08 Jul Healthy Competition
I have an identical twin sister, so I’ve had a companion since the moment I was conceived. It’s crazy to think that I can say that I’ve known someone literally for my entire life. Not many people out there can say that. We lived in the same room until our senior year in high school. We have a lot of the same friends. We went to the same school from preschool all the way through college. We like most of the same things (even guys), and we’ve been through everything together (the good times and the bad). People always ask me what it’s like growing up with a twin, and I never really know how to answer that, but I guess I kind of just did. There are many good things about having a twin sister, but there are also experiences that I could definitely live without. I hate getting asked the same questions over and over again…
“When one of you gets hurt, can the other one feel it?”
“Did your parents dress you up the same way when you were kids?”
“Do you ever say things at the same time?”
“Do you know what each other is thinking?”
“Did you guys ever switch places in school?”
“Who’s the smarter one?”
“Who’s the funnier one?”
“Who’s more athletic?”
The first few questions are nothing more than a little bit annoying. I would prefer it if no one asked me them, but at the end of the day, it doesn’t really hurt if they do. The last three questions, on the other hand, tend to cause a bit more damage. I try my hardest not to compare myself to my sister, but when people are constantly asking me to do it gets kind of hard not to. I usually just ignore their inquires, but even when I’m no longer in their presence, I still find myself going back over their questions in my head. “Who is the smarter one?” Who is the funnier one?” Who is more athletic?” Is it me or is it her? People spend so much time comparing the two of us that sometimes it rubs off on me. I start thinking that I’m in some competition with my sister, even though that isn’t the case. I get upset when someone laughs a little bit harder at one of her jokes. It doesn’t make me feel good when she’s able to do more push ups than me. And the only reason that I feel this way is because I’ve learned to compare myself to her.
This is my hardship, but I’m sure you have yours too. There’s always that one person (or people) in your life that you’re always comparing yourself to. Maybe you have a twin or another sibling that you’re always competing against. Perhaps you have a best friend that you can’t help but compare yourself to. Or maybe your problem comes whenever you log onto your social media accounts and scroll down your feeds. You can’t help and judge your life based off of how it relates to virtual friends. When you see someone getting married or getting another promotion, you start to think that there’s something wrong with you for not achieving these same milestones. But the thing is, life isn’t a competition.
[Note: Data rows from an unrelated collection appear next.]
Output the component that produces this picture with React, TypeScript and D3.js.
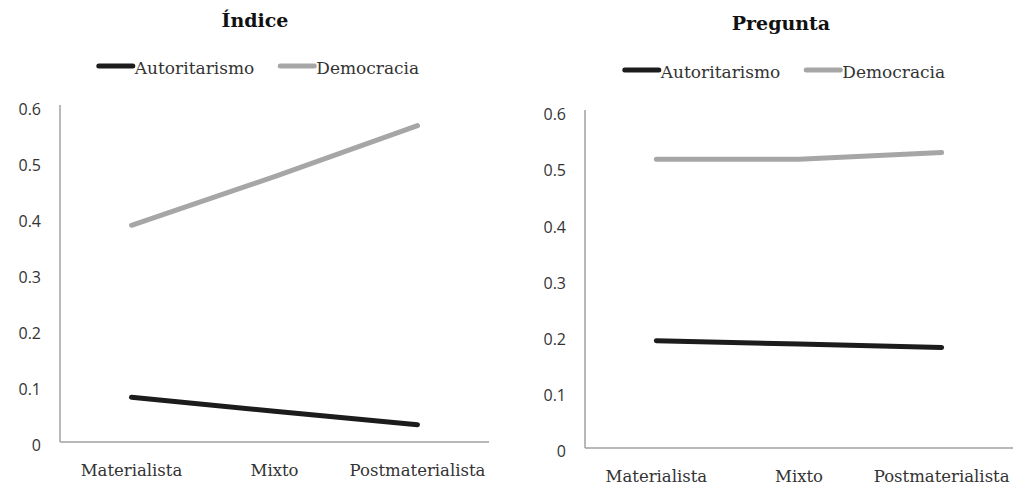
import { useEffect, useRef } from 'react';
import * as d3 from 'd3';

// Chart data
const categories = ['Materialista', 'Mixto', 'Postmaterialista'];
const seriesNames = ['Autoritarismo', 'Democracia'];
const seriesColors = ['#1c1c1c', '#a6a6a6'];
const yTicks = [0, 0.1, 0.2, 0.3, 0.4, 0.5, 0.6];

const indiceAutoritarismo = [0.080, 0.055, 0.031];
const indiceDemocracia = [0.387, 0.474, 0.565];
const preguntaAutoritarismo = [0.191, 0.185, 0.179];
const preguntaDemocracia = [0.514, 0.514, 0.526];

interface PanelProps {
  title: string;
  series: number[][];
  x0: number;
  plotLeft: number;
  plotRight: number;
  plotTop: number;
  plotBottom: number;
  titleY: number;
  legendY: number;
}

const serif = '"DejaVu Serif", serif';
const sans = '"Open Sans", sans-serif';

function Panel({ title, series, x0, plotLeft, plotRight, plotTop, plotBottom, titleY, legendY }: PanelProps) {
  const gRef = useRef<SVGGElement>(null);

  useEffect(() => {
    if (!gRef.current) return;
    const g = d3.select(gRef.current);
    g.selectAll('*').remove();

    const panelCenter = x0 + 255;

    const xScale = d3.scaleBand<string>()
      .domain(categories)
      .range([plotLeft, plotRight]);

    const yScale = d3.scaleLinear()
      .domain([0, 0.6])
      .range([plotBottom, plotTop]);

    // Title
    g.append('text')
      .attr('x', panelCenter)
      .attr('y', titleY)
      .attr('text-anchor', 'middle')
      .style('font-family', serif)
      .style('font-size', '19px')
      .style('font-weight', 'bold')
      .attr('fill', '#111')
      .text(title);

    // Legend
    const legend = g.append('g');
    let cursor = 0;
    seriesNames.forEach((name, i) => {
      const item = legend.append('g').attr('transform', `translate(${cursor},0)`);
      item.append('line')
        .attr('x1', 2)
        .attr('x2', 36)
        .attr('y1', legendY - 8)
        .attr('y2', legendY - 8)
        .attr('stroke', seriesColors[i])
        .attr('stroke-width', 5)
        .attr('stroke-linecap', 'round');
      const t = item.append('text')
        .attr('x', 38)
        .attr('y', legendY)
        .style('font-family', serif)
        .style('font-size', '17px')
        .attr('fill', '#333')
        .text(name);
      const w = (t.node() as SVGTextElement).getComputedTextLength();
      cursor += 38 + w + 24;
    });
    const legendWidth = cursor - 24;
    legend.attr('transform', `translate(${panelCenter + 3 - legendWidth / 2},0)`);

    // Y axis labels
    const yAxis = d3.axisLeft(yScale)
      .tickValues(yTicks)
      .tickSize(0)
      .tickPadding(19)
      .tickFormat(d => (d === 0 ? '0' : d3.format('.1f')(d as number)));
    const ya = g.append('g')
      .attr('transform', `translate(${plotLeft},0)`)
      .call(yAxis);
    ya.select('.domain').remove();
    ya.selectAll('text')
      .attr('dy', '0.55em')
      .style('font-family', sans)
      .style('font-size', '16px')
      .attr('fill', '#333');

    // Axis lines
    g.append('line')
      .attr('x1', plotLeft)
      .attr('x2', plotLeft)
      .attr('y1', plotTop - 1)
      .attr('y2', plotBottom)
      .attr('stroke', '#a0a0a0')
      .attr('stroke-width', 1.5);
    g.append('line')
      .attr('x1', plotLeft)
      .attr('x2', plotRight)
      .attr('y1', plotBottom)
      .attr('y2', plotBottom)
      .attr('stroke', '#a0a0a0')
      .attr('stroke-width', 1.5);

    // X axis labels
    const xa = g.append('g')
      .attr('transform', `translate(0,${plotBottom})`)
      .call(d3.axisBottom(xScale).tickSize(0).tickPadding(22));
    xa.select('.domain').remove();
    xa.selectAll('text')
      .style('font-family', serif)
      .style('font-size', '16.5px')
      .attr('fill', '#333');

    // Lines
    const line = d3.line<number>()
      .x((_d, i) => (xScale(categories[i]) as number) + xScale.bandwidth() / 2)
      .y(d => yScale(d));

    series.forEach((values, i) => {
      g.append('path')
        .datum(values)
        .attr('fill', 'none')
        .attr('stroke', seriesColors[i])
        .attr('stroke-width', 5)
        .attr('stroke-linecap', 'round')
        .attr('stroke-linejoin', 'round')
        .attr('d', line);
    });
  }, [title, series, x0, plotLeft, plotRight, plotTop, plotBottom, titleY, legendY]);

  return <g ref={gRef} />;
}

export default function App() {
  useEffect(() => {
    document.body.style.margin = '0';
  }, []);

  return (
    <svg width={1026} height={498} style={{ display: 'block', background: '#fff' }}>
      <Panel
        title="Índice"
        series={[indiceAutoritarismo, indiceDemocracia]}
        x0={0}
        plotLeft={60}
        plotRight={489}
        plotTop={106}
        plotBottom={442}
        titleY={27}
        legendY={74}
      />
      <Panel
        title="Pregunta"
        series={[preguntaAutoritarismo, preguntaDemocracia]}
        x0={526}
        plotLeft={585}
        plotRight={1013}
        plotTop={111}
        plotBottom={448}
        titleY={30}
        legendY={78}
      />
    </svg>
  );
}
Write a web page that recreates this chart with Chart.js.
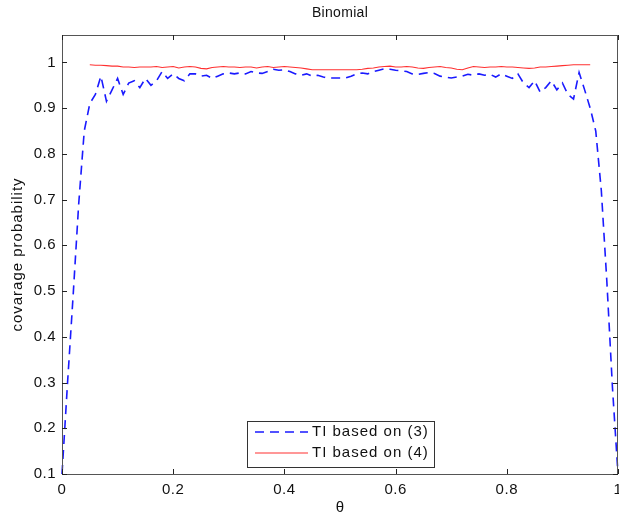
<!DOCTYPE html>
<html>
<head>
<meta charset="utf-8">
<script src="https://cdn.jsdelivr.net/npm/chart.js@4"></script>
<style>
  html, body { margin: 0; padding: 0; background: #fff; }
  #wrap { width: 619px; height: 519px; }
</style>
</head>
<body>
<div id="wrap"><canvas id="coverChart" width="619" height="519"></canvas></div>
<script>
// theta grid step for both series
const thetaStep = 0.01;

// TI based on (3): theta = 0 .. 1
const blueStart = 0;
const blueCoverage = [
    0.10, 0.30, 0.49, 0.69, 0.85, 0.91, 0.93, 0.97, 0.915, 0.94,
    0.965, 0.93, 0.955, 0.96, 0.945, 0.965, 0.95, 0.96, 0.98, 0.965,
    0.975, 0.965, 0.96, 0.975, 0.975, 0.97, 0.972, 0.965, 0.97, 0.975,
    0.977, 0.975, 0.977, 0.975, 0.98, 0.977, 0.976, 0.98, 0.985, 0.983,
    0.984, 0.98, 0.975, 0.972, 0.975, 0.97, 0.972, 0.968, 0.966, 0.966,
    0.966, 0.966, 0.97, 0.975, 0.977, 0.975, 0.98, 0.983, 0.986, 0.985,
    0.983, 0.982, 0.98, 0.975, 0.974, 0.976, 0.978, 0.976, 0.97, 0.968,
    0.966, 0.968, 0.97, 0.974, 0.972, 0.975, 0.972, 0.974, 0.968, 0.975,
    0.97, 0.965, 0.975, 0.955, 0.945, 0.96, 0.935, 0.945, 0.96, 0.94,
    0.955, 0.93, 0.92, 0.978, 0.94, 0.90, 0.85, 0.72, 0.52, 0.29,
    0.10
];

// TI based on (4): theta = 0.05 .. 0.95
const redStart = 0.05;
const redCoverage = [
    0.995, 0.994, 0.994, 0.993, 0.992, 0.992,
    0.990, 0.990, 0.989, 0.990, 0.990, 0.990, 0.991, 0.989, 0.990, 0.991,
    0.988, 0.990, 0.991, 0.990, 0.987, 0.986, 0.989, 0.990, 0.991, 0.990,
    0.990, 0.989, 0.990, 0.990, 0.988, 0.990, 0.991, 0.989, 0.990, 0.991,
    0.990, 0.989, 0.988, 0.986, 0.984, 0.984, 0.984, 0.984, 0.984, 0.984,
    0.984, 0.984, 0.984, 0.985, 0.987, 0.988, 0.990, 0.991, 0.992, 0.990,
    0.990, 0.991, 0.990, 0.988, 0.987, 0.989, 0.990, 0.991, 0.989, 0.988,
    0.985, 0.984, 0.988, 0.991, 0.990, 0.989, 0.990, 0.990, 0.991, 0.990,
    0.990, 0.989, 0.988, 0.987, 0.988, 0.990, 0.990, 0.991, 0.992, 0.993,
    0.994, 0.995, 0.995, 0.995, 0.995
];

const seriesLabels = ['TI based on (3)', 'TI based on (4)'];
const xTicks = [0, 0.2, 0.4, 0.6, 0.8, 1];
const yTicks = [0.1, 0.2, 0.3, 0.4, 0.5, 0.6, 0.7, 0.8, 0.9, 1];

const toPoints = (start, values) =>
    values.map((v, i) => ({ x: +(start + i * thetaStep).toFixed(2), y: v }));

const FONT = '"Liberation Sans", Arial, Helvetica, sans-serif';

// draws the MATLAB style frame, inward ticks, labels and legend
const matlabFrame = {
    id: 'matlabFrame',
    afterDatasetsDraw(chart) {
        const { ctx, chartArea: a, scales } = chart;
        const xs = scales.x, ys = scales.y;
        ctx.save();

        // box
        ctx.strokeStyle = '#555';
        ctx.lineWidth = 1;
        ctx.strokeRect(a.left + 0.5, a.top + 0.5, a.right - a.left - 1, a.bottom - a.top);

        // ticks
        ctx.strokeStyle = '#222';
        ctx.beginPath();
        xTicks.forEach(v => {
            const px = Math.round(xs.getPixelForValue(v)) + 0.5;
            ctx.moveTo(px, a.bottom); ctx.lineTo(px, a.bottom - 5);
            ctx.moveTo(px, a.top); ctx.lineTo(px, a.top + 5);
        });
        yTicks.forEach(v => {
            const py = Math.round(ys.getPixelForValue(v)) + 0.5;
            ctx.moveTo(a.left, py); ctx.lineTo(a.left + 5, py);
            ctx.moveTo(a.right, py); ctx.lineTo(a.right - 5, py);
        });
        ctx.stroke();

        // tick labels
        ctx.fillStyle = '#111';
        ctx.font = '15px ' + FONT;
        ctx.letterSpacing = '0.5px';
        ctx.textAlign = 'center';
        ctx.textBaseline = 'top';
        xTicks.forEach(v => {
            ctx.fillText(String(v), xs.getPixelForValue(v), a.bottom + 8);
        });
        ctx.textAlign = 'right';
        ctx.textBaseline = 'middle';
        yTicks.forEach(v => {
            ctx.fillText(String(v), a.left - 6, ys.getPixelForValue(v));
        });

        // title and axis labels
        ctx.textAlign = 'center';
        ctx.font = '14px ' + FONT;
        ctx.letterSpacing = '0.3px';
        ctx.fillText('Binomial', (a.left + a.right) / 2, 13);
        ctx.font = '15px ' + FONT;
        ctx.fillText('θ', (a.left + a.right) / 2, 508);
        ctx.letterSpacing = '1px';
        ctx.save();
        ctx.translate(18, (a.top + a.bottom) / 2);
        ctx.rotate(-Math.PI / 2);
        ctx.fillText('covarage probability', 0, 0);
        ctx.restore();

        // legend
        const lx = 247, ly = 421, lw = 187, lh = 46;
        ctx.fillStyle = '#fff';
        ctx.fillRect(lx, ly, lw, lh);
        ctx.strokeStyle = '#333';
        ctx.lineWidth = 1;
        ctx.strokeRect(lx + 0.5, ly + 0.5, lw, lh);
        chart.data.datasets.forEach((ds, i) => {
            const rowY = ly + 11 + i * 21;
            ctx.strokeStyle = ds.borderColor;
            ctx.lineWidth = ds.borderWidth;
            ctx.setLineDash(ds.borderDash || []);
            ctx.beginPath();
            ctx.moveTo(lx + 8, rowY);
            ctx.lineTo(lx + 61, rowY);
            ctx.stroke();
            ctx.setLineDash([]);
            ctx.fillStyle = '#111';
            ctx.textAlign = 'left';
            ctx.font = '15px ' + FONT;
            ctx.letterSpacing = '1px';
            ctx.fillText(ds.label, lx + 65, rowY);
        });

        ctx.restore();
    }
};

const coverChart = new Chart(document.getElementById('coverChart'), {
    type: 'line',
    data: {
        datasets: [
            {
                label: seriesLabels[0],
                data: toPoints(blueStart, blueCoverage),
                borderColor: '#1a1aff',
                borderWidth: 1.6,
                borderDash: [9, 6],
                pointRadius: 0,
                tension: 0,
                fill: false
            },
            {
                label: seriesLabels[1],
                data: toPoints(redStart, redCoverage),
                borderColor: '#ff3030',
                borderWidth: 1.1,
                pointRadius: 0,
                tension: 0,
                fill: false
            }
        ]
    },
    options: {
        responsive: false,
        animation: false,
        clip: false,
        layout: { padding: { left: 62, right: 1, top: 35, bottom: 45 } },
        plugins: {
            legend: { display: false },
            title: { display: false },
            tooltip: { enabled: false }
        },
        scales: {
            x: { type: 'linear', min: 0, max: 1, display: false },
            y: { type: 'linear', min: 0.1, max: 1.06, display: false }
        }
    },
    plugins: [matlabFrame]
});
</script>
</body>
</html>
You’re going through it at your own pace, and just because someone achieves some goal before you doesn’t mean that they’re any better than you because of it.
Positive thinker, it’s really hard not to compare your life to others, but you have to stop doing it if you ever expect to have some peace of mind. We live in a world where it’s so easy to fall into a trap where you find yourself judging your life based off of someone else’s. We all get stuck in there sometimes, but the important thing to remember is that you can pull yourself out of it. You can achieve this by choosing to focus on yourself. Become so wrapped up in your own life that you don’t have the time to compare it to others. If you want to be in competition with someone, the best person to look at is that individual that stares back at you when you’re looking in the mirror. Always strive to be a better version of yourself. Work hard to achieve your dreams and to accomplish your goals, and you’ll always be a winner!